Unfortunately, this too slipped into disrepair. With the shrinking of railways in the 1960s and 1970s, the Chicago & Northwestern let maintenance slip. At the same time, the City of Des Plaines was deeply invested in "Superblock", with the Des Plaines Mall, First National Bank Building, and Behrel Parking Deck. The city planned to build a $5 million office building and 3-story transportation center adjacent to and over the tracks, connecting to the Behrel Deck. It would have featured an internal bus depot and many other amenities, although it would also have been a giant wall in the middle of town. Obviously, this never came to fruition, due to a financing crunch, although many variations on this plan were proposed in the 1970s and 1980s by both the railroad and city. With the city intent on replacing the station for over 13 years, the railroad didn't bother maintaining the station, which became a haven for the homeless, covered in grime and deteriorating. It was covered in graffiti, peeling paint, and a cheap roof, far removed from its heyday.

In 1982, the city shifted its focus to a single-story depot, with a station about twice as big as the original. The next year, the bus depot was added, which cramped the possible sites for a new station; plans had to be changed midway through construction to avoid a long, narrow station building. The city council finally received nearly $800,000 in state and federal funds for a new station that year, and selected a traditional design in early 1984, choosing from three alternatives by A.M. Kinney Associates of Evanston. Some aldermen complained that it was too similar to the station being replaced, and others in the community called for rehabilitation of the existing building, but plans moved forward. The old depot was finally demolished in April 1986 and the new station was built over the next year. The city took over ownership of the building to avoid more maintenance nightmares.

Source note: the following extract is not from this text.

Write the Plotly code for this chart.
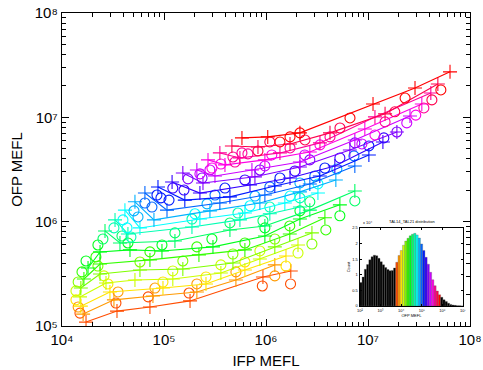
import colorsys
import plotly.graph_objects as go

N_SERIES = 20

IFP_PLUS = [
    [1.72e4, 3.46e4, 7.28e4, 1.80e5, 9.33e5, 1.75e6],
    [1.61e4, 3.23e4, 7.79e4, 2.10e5, 5.07e5, 1.22e6],
    [1.53e4, 2.95e4, 9.77e4, 2.58e5, 6.21e5, 1.57e6],
    [1.50e4, 2.70e4, 5.19e4, 1.22e5, 3.61e5, 8.71e5, 2.06e6],
    [1.53e4, 2.36e4, 5.81e4, 1.53e5, 4.74e5, 1.22e6, 2.82e6],
    [1.64e4, 2.36e4, 7.28e4, 2.20e5, 6.21e5, 1.71e6, 3.78e6],
    [1.80e4, 2.36e4, 4.64e4, 9.55e4, 3.02e5, 9.75e5, 2.15e6, 5.30e6],
    [2.64e4, 3.70e4, 1.28e5, 4.43e5, 9.75e5, 2.69e6, 7.43e6],
    [3.31e4, 4.43e4, 1.88e5, 5.55e5, 1.09e6, 2.15e6],
    [4.14e4, 5.81e4, 2.25e5, 6.21e5, 1.53e6, 3.23e6],
    [5.19e4, 7.97e4, 2.82e5, 8.71e5, 2.15e6, 4.84e6],
    [6.50e4, 1.07e5, 3.53e5, 9.75e5, 2.69e6, 7.43e6],
    [8.73e4, 1.60e5, 4.43e5, 1.22e6, 3.37e6, 1.02e7],
    [1.20e5, 2.25e5, 6.97e5, 1.72e6, 4.73e6, 1.40e7],
    [1.53e5, 2.41e5, 7.79e5, 2.15e6, 6.64e6, 1.92e7],
    [2.10e5, 3.16e5, 7.28e5, 2.15e6, 7.43e6, 2.58e7],
    [2.70e5, 3.96e5, 9.75e5, 2.69e6, 9.31e6, 3.37e7],
    [3.53e5, 5.55e5, 1.37e6, 3.38e6, 1.17e7, 4.13e7],
    [4.63e5, 8.34e5, 1.72e6, 4.24e6, 1.47e7, 4.84e7],
    [5.81e5, 1.04e6, 2.15e6, 1.12e7, 2.89e7, 6.37e7],
]
OFP_PLUS = [
    [1.09e5, 1.39e5, 1.52e5, 1.74e5, 2.95e5, 3.37e5],
    [1.30e5, 1.78e5, 1.94e5, 2.12e5, 2.76e5, 3.85e5],
    [1.55e5, 2.12e5, 2.31e5, 2.53e5, 3.44e5, 4.69e5],
    [1.90e5, 2.58e5, 2.76e5, 2.82e5, 3.22e5, 4.39e5, 5.98e5],
    [2.31e5, 3.15e5, 3.44e5, 3.52e5, 4.02e5, 5.73e5, 7.80e5],
    [2.82e5, 3.93e5, 4.30e5, 4.80e5, 5.36e5, 7.62e5, 1.09e6],
    [3.60e5, 5.13e5, 5.36e5, 5.24e5, 5.73e5, 7.29e5, 1.06e6, 1.45e6],
    [8.15e5, 6.25e5, 6.53e5, 8.33e5, 9.10e5, 1.29e6, 1.97e6],
    [1.04e6, 7.62e5, 8.90e5, 1.04e6, 1.19e6, 1.38e6],
    [1.29e6, 8.71e5, 1.06e6, 1.21e6, 1.51e6, 1.88e6],
    [1.55e6, 1.04e6, 1.27e6, 1.51e6, 1.93e6, 2.51e6],
    [1.88e6, 1.29e6, 1.51e6, 1.80e6, 2.30e6, 3.42e6],
    [2.15e6, 1.61e6, 1.73e6, 2.20e6, 2.74e6, 4.36e6],
    [2.40e6, 1.88e6, 2.25e6, 2.62e6, 3.42e6, 5.81e6],
    [2.93e6, 2.35e6, 2.69e6, 3.34e6, 4.87e6, 7.24e6],
    [3.13e6, 2.74e6, 3.13e6, 3.73e6, 6.07e6, 1.03e7],
    [3.91e6, 3.50e6, 3.91e6, 4.66e6, 7.74e6, 1.34e7],
    [4.56e6, 4.08e6, 4.56e6, 5.69e6, 1.01e7, 1.71e7],
    [5.32e6, 5.20e6, 5.56e6, 7.10e6, 1.08e7, 2.09e7],
    [6.35e6, 6.49e6, 7.10e6, 1.34e7, 1.91e7, 2.73e7],
]
IFP_CIRC = [
    [1.50e4, 3.38e4, 7.00e4, 1.76e5, 9.20e5, 1.74e6],
    [1.44e4, 3.54e4, 8.15e4, 2.10e5, 5.07e5, 1.22e6],
    [1.37e4, 2.82e4, 9.77e4, 2.58e5, 6.21e5, 1.57e6],
    [1.37e4, 2.58e4, 1.22e5, 3.61e5, 8.71e5, 2.06e6],
    [1.44e4, 2.25e4, 5.81e4, 1.53e5, 4.74e5, 1.22e6, 2.82e6],
    [1.57e4, 2.15e4, 7.28e4, 2.10e5, 6.21e5, 1.71e6, 3.86e6],
    [1.72e4, 2.25e4, 4.43e4, 9.55e4, 2.95e5, 9.75e5, 2.15e6, 5.30e6],
    [2.52e4, 3.87e4, 1.28e5, 4.43e5, 9.33e5, 2.69e6, 7.43e6],
    [3.23e4, 4.74e4, 1.88e5, 5.31e5, 1.09e6, 2.15e6],
    [3.96e4, 4.34e4, 2.01e5, 6.97e5, 1.72e6, 3.23e6],
    [5.08e4, 5.56e4, 2.64e5, 7.80e5, 2.15e6, 4.95e6],
    [6.50e4, 7.62e4, 3.16e5, 1.09e6, 3.01e6, 7.28e6],
    [8.53e4, 9.33e4, 1.12e5, 3.96e5, 1.37e6, 3.78e6, 1.02e7],
    [1.22e5, 1.57e5, 6.21e5, 1.92e6, 5.30e6, 1.43e7],
    [1.72e5, 2.36e5, 8.71e5, 2.69e6, 7.43e6, 1.92e7],
    [2.25e5, 2.82e5, 9.75e5, 2.40e6, 8.71e6, 2.40e7],
    [2.95e5, 3.61e5, 1.14e6, 3.38e6, 1.17e7, 2.94e7],
    [4.74e5, 4.96e5, 5.81e5, 6.65e5, 1.72e6, 4.24e6, 1.47e7, 3.53e7],
    [8.34e5, 1.09e6, 2.41e6, 5.31e6, 1.83e7, 4.23e7],
    [1.37e6, 1.72e6, 2.15e6, 6.66e6, 2.31e7, 5.18e7],
]
OFP_CIRC = [
    [1.33e5, 1.66e5, 1.90e5, 2.07e5, 2.42e5, 2.53e5],
    [1.52e5, 2.12e5, 2.31e5, 2.53e5, 3.30e5, 3.02e5],
    [1.78e5, 2.53e5, 2.64e5, 2.95e5, 4.11e5, 3.76e5],
    [2.17e5, 3.02e5, 3.37e5, 3.85e5, 5.24e5, 5.01e5],
    [2.64e5, 3.76e5, 4.11e5, 4.20e5, 4.90e5, 6.82e5, 6.11e5],
    [3.30e5, 4.59e5, 5.13e5, 5.73e5, 6.25e5, 9.10e5, 8.33e5],
    [4.20e5, 5.98e5, 6.25e5, 5.98e5, 6.82e5, 8.71e5, 1.27e6, 1.14e6],
    [6.82e5, 7.29e5, 7.80e5, 9.72e5, 1.02e6, 1.55e6, 1.58e6],
    [8.71e5, 7.13e5, 1.06e6, 1.21e6, 1.38e6, 1.69e6],
    [1.04e6, 8.71e5, 1.19e6, 1.42e6, 1.76e6, 2.30e6],
    [1.27e6, 1.11e6, 1.48e6, 1.76e6, 2.35e6, 3.20e6],
    [1.51e6, 1.38e6, 1.80e6, 2.15e6, 2.74e6, 4.27e6],
    [1.80e6, 1.69e6, 1.61e6, 2.10e6, 2.62e6, 3.27e6, 5.32e6],
    [2.10e6, 2.01e6, 2.51e6, 3.06e6, 4.08e6, 6.35e6],
    [2.57e6, 2.62e6, 3.13e6, 3.91e6, 5.69e6, 7.24e6],
    [2.87e6, 3.13e6, 3.42e6, 4.36e6, 5.56e6, 8.84e6],
    [3.27e6, 3.57e6, 4.36e6, 5.44e6, 6.78e6, 1.05e7],
    [4.17e6, 3.73e6, 4.56e6, 4.46e6, 5.09e6, 6.49e6, 9.04e6, 1.23e7],
    [4.76e6, 5.81e6, 6.07e6, 7.91e6, 1.13e7, 1.47e7],
    [5.81e6, 6.49e6, 7.10e6, 9.87e6, 1.53e7, 1.83e7],
]

# inset histogram (counts per bin, OFP MEFL on a log scale from 10^2 to 10^7)
HIST_COUNTS = [7500, 9300, 11800, 13300, 14800, 15800, 16300, 16100, 15300, 14200,
               13200, 12300, 11700, 11300, 11400, 12200, 14000, 16200, 17800, 19500,
               20800, 21700, 22500, 23000, 23300, 22800, 21800, 19900, 17800, 15600,
               13400, 10800, 8400, 6500, 4800, 3600, 2800, 2000, 1400, 900,
               500, 300, 200, 100, 50, 20]
HIST_LOG_START = 2.0
HIST_LOG_END = 7.0
FIRST_COLORED_BIN = 16
INSET_TICK_EXP = [2, 3, 4, 5, 6, 7]
INSET_Y_TICKS = [0, 5000, 10000, 15000, 20000, 25000]
INSET_Y_LABELS = ["0", "0.5", "1", "1.5", "2", "2.5"]
X_DECADES = [4, 5, 6, 7, 8]
Y_DECADES = [5, 6, 7, 8]

SUP = str.maketrans("0123456789", "⁰¹²³⁴⁵⁶⁷⁸⁹")


def pow10_label(e):
    return "10" + str(e).translate(SUP)


def series_color(k):
    r, g, b = colorsys.hsv_to_rgb(((k + 1) / N_SERIES) % 1.0, 1.0, 1.0)
    return "rgb(%d,%d,%d)" % (round(r * 255), round(g * 255), round(b * 255))


fig = go.Figure()
for k in range(N_SERIES):
    c = series_color(k)
    fig.add_trace(go.Scatter(
        x=IFP_PLUS[k], y=OFP_PLUS[k], mode="lines+markers",
        line=dict(color=c, width=1.1),
        marker=dict(symbol="cross-thin-open", size=10, color=c, line=dict(color=c, width=1.1)),
        showlegend=False, hoverinfo="skip"))
    fig.add_trace(go.Scatter(
        x=IFP_CIRC[k], y=OFP_CIRC[k], mode="markers",
        marker=dict(symbol="circle-open", size=10, color=c, line=dict(color=c, width=1.1)),
        showlegend=False, hoverinfo="skip"))

# empty carriers for the minor-tick overlay axes
fig.add_trace(go.Scatter(x=[], y=[], xaxis="x3", yaxis="y", showlegend=False, hoverinfo="skip"))
fig.add_trace(go.Scatter(x=[], y=[], xaxis="x", yaxis="y3", showlegend=False, hoverinfo="skip"))

nb = len(HIST_COUNTS)
bw = (HIST_LOG_END - HIST_LOG_START) / nb
centers = [HIST_LOG_START + (i + 0.5) * bw for i in range(nb)]
bar_colors = []
for i in range(nb):
    j = i - FIRST_COLORED_BIN
    bar_colors.append(series_color(j) if 0 <= j < N_SERIES else "black")
fig.add_trace(go.Bar(
    x=centers, y=HIST_COUNTS, width=bw, xaxis="x2", yaxis="y2",
    marker=dict(color=bar_colors, line=dict(color="#5a5a5a", width=0.3)),
    showlegend=False, hoverinfo="skip"))

x_minor = [m * 10 ** e for e in X_DECADES[:-1] for m in range(2, 10)]
y_minor = [m * 10 ** e for e in Y_DECADES[:-1] for m in range(2, 10)]

FONT = "Liberation Sans, Arial, Helvetica, sans-serif"
common = dict(showgrid=False, zeroline=False, showline=True, linecolor="black",
              linewidth=1.2, mirror="ticks", ticks="inside", tickcolor="black",
              automargin=False)
fig.update_layout(
    width=483, height=370,
    margin=dict(l=62, r=13, t=13, b=44, autoexpand=False),
    paper_bgcolor="white", plot_bgcolor="white",
    font=dict(family=FONT, color="black"),
    showlegend=False, bargap=0,
    xaxis=dict(type="log", range=[4, 8], tickvals=[10 ** e for e in X_DECADES],
               ticktext=[pow10_label(e) for e in X_DECADES], ticklen=7,
               tickfont=dict(size=15),
               title=dict(text="IFP MEFL", font=dict(size=15), standoff=8), **common),
    yaxis=dict(type="log", range=[5, 8], tickvals=[10 ** e for e in Y_DECADES],
               ticktext=[pow10_label(e) for e in Y_DECADES], ticklen=7,
               tickfont=dict(size=15),
               title=dict(text="OFP MEFL", font=dict(size=15), standoff=8), **common),
    xaxis3=dict(type="log", range=[4, 8], overlaying="x", anchor="y",
                tickvals=x_minor, showticklabels=False, ticklen=4, **common),
    yaxis3=dict(type="log", range=[5, 8], overlaying="y", anchor="x",
                tickvals=y_minor, showticklabels=False, ticklen=4, **common),
    xaxis2=dict(domain=[0.730, 0.983], anchor="y2", range=[HIST_LOG_START, HIST_LOG_END],
                tickvals=INSET_TICK_EXP,
                ticktext=[pow10_label(e) for e in INSET_TICK_EXP],
                tickfont=dict(size=4), ticklen=2,
                title=dict(text="OFP MEFL", font=dict(size=4), standoff=1), **common),
    yaxis2=dict(domain=[0.064, 0.313], anchor="x2", range=[0, 25000],
                tickvals=INSET_Y_TICKS, ticktext=INSET_Y_LABELS,
                tickfont=dict(size=4), ticklen=2,
                title=dict(text="Count", font=dict(size=4), standoff=1), **common),
    annotations=[
        dict(text="TAL14_TAL21 distribution", xref="paper", yref="paper",
             x=0.857, y=0.318, xanchor="center", yanchor="bottom",
             showarrow=False, font=dict(size=4)),
        dict(text="x " + pow10_label(4), xref="paper", yref="paper",
             x=0.733, y=0.315, xanchor="left", yanchor="bottom",
             showarrow=False, font=dict(size=4)),
    ],
)

# remove the browser's default 8px body margin so the 483x370 figure fills the window
fig.write_html(
    "out.html",
    config={"displayModeBar": False, "staticPlot": True},
    post_script="document.body.style.margin='0';document.body.style.overflow='hidden';"
                "document.documentElement.style.overflow='hidden';",
)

You don't have to look far to see what the old station would have looked like if it had instead been rehabilitated. Woodstock, Crystal Lake, and Rochelle, IL all had train stations built to the same plans, all of which stand today.  Crystal Lake restored their station beautifully in 2001, and Woodstock in 1980. Both mesh beautifully with their historic downtowns. The Des Plaines station is nice, and it's become much nicer in the last ten years with improved platforms, fences, landscaping, and air conditioning, but it still has Comiskey Park aesthetics with a standing seam metal roof and long canopies. Newer isn't necessarily better.